James Cook head of maths, physics and information technology Wayne Read said less than half the Queensland students passed. He said the university this year allowed 190 students to proceed with advanced mathematics but forced 250 to complete a "lookalike" high school Maths B course run by the university. Of the 250 compelled to do the "lookalike" course, an estimated 20 per cent had already done Maths B at high school. "There has certainly been a decline in the (mathematical) abilities of students when they enter university," said Professor Read, who has been an academic since 1987. "That decline started in the early 1990s."

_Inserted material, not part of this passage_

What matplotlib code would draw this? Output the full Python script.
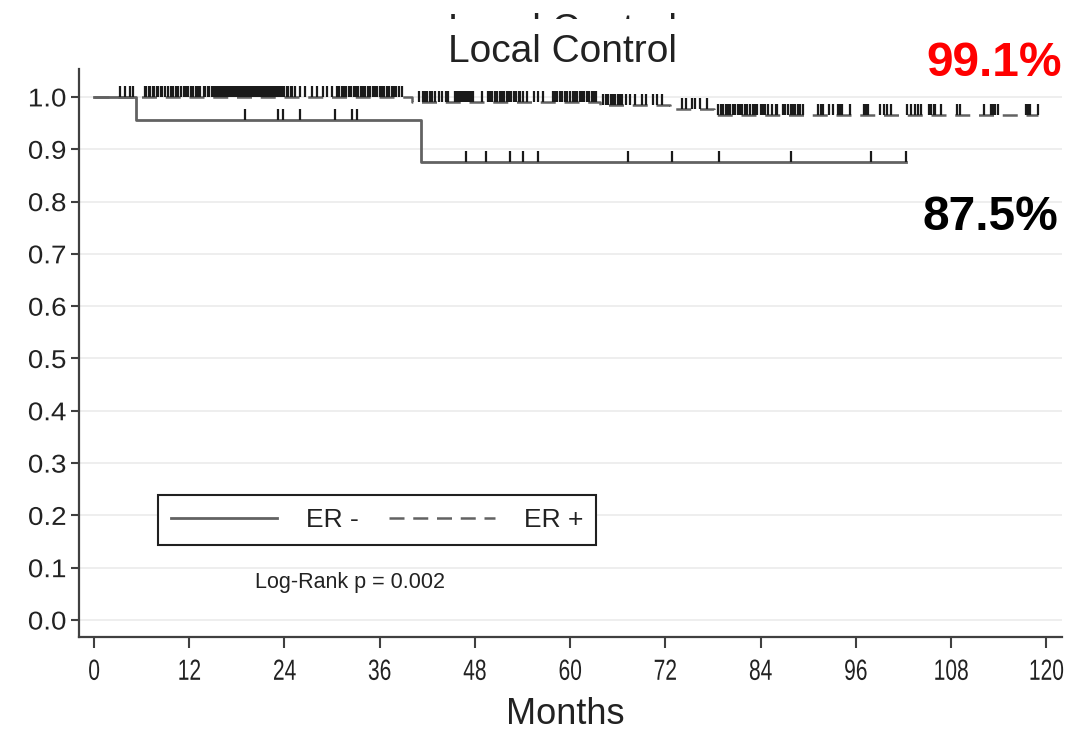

The revelation came as a senior defence force lecturer backed federal Education Minister Julie Bishop's call for a national curriculum, and teachers in Western Australia bemoaned a continuing decline in the mathematical abilities of high school entrants. The debate about falling maths standards and inconsistencies between states comes as a federal parliamentary committee prepares to release its findings on the nation's education and training standards.

The West Australian Curriculum Council yesterday denied that the state's maths curriculum had slipped behind other states, despite a comparison published in The Weekend Australian showing the mathematical abilities required of students in Western Australia were well below national standards. "The WA maths curriculum is consistent with curricula set in other states across Australia. It has not slipped behind any other states," a spokeswoman for the Curriculum Council said.

But pressure group People Lobbying Against Teaching Outcomes said the abilities of first-year high school students in Western Australia had declined. PLATO spokesman Greg Williams said many Year 8 students did not have a grasp of basics such as fractions, multiplication and percentages.

Australian Defence Force Academy lecturer Steve Barry, who teaches high school graduates from across the nation at the academy's School of Physical, Environmental and Mathematical Sciences, called for a national curriculum. "It is my opinion that the absence of a uniform Australian mathematics curriculum at high school is detrimental to students from some states, particularly those who then travel interstate to enter university," he said.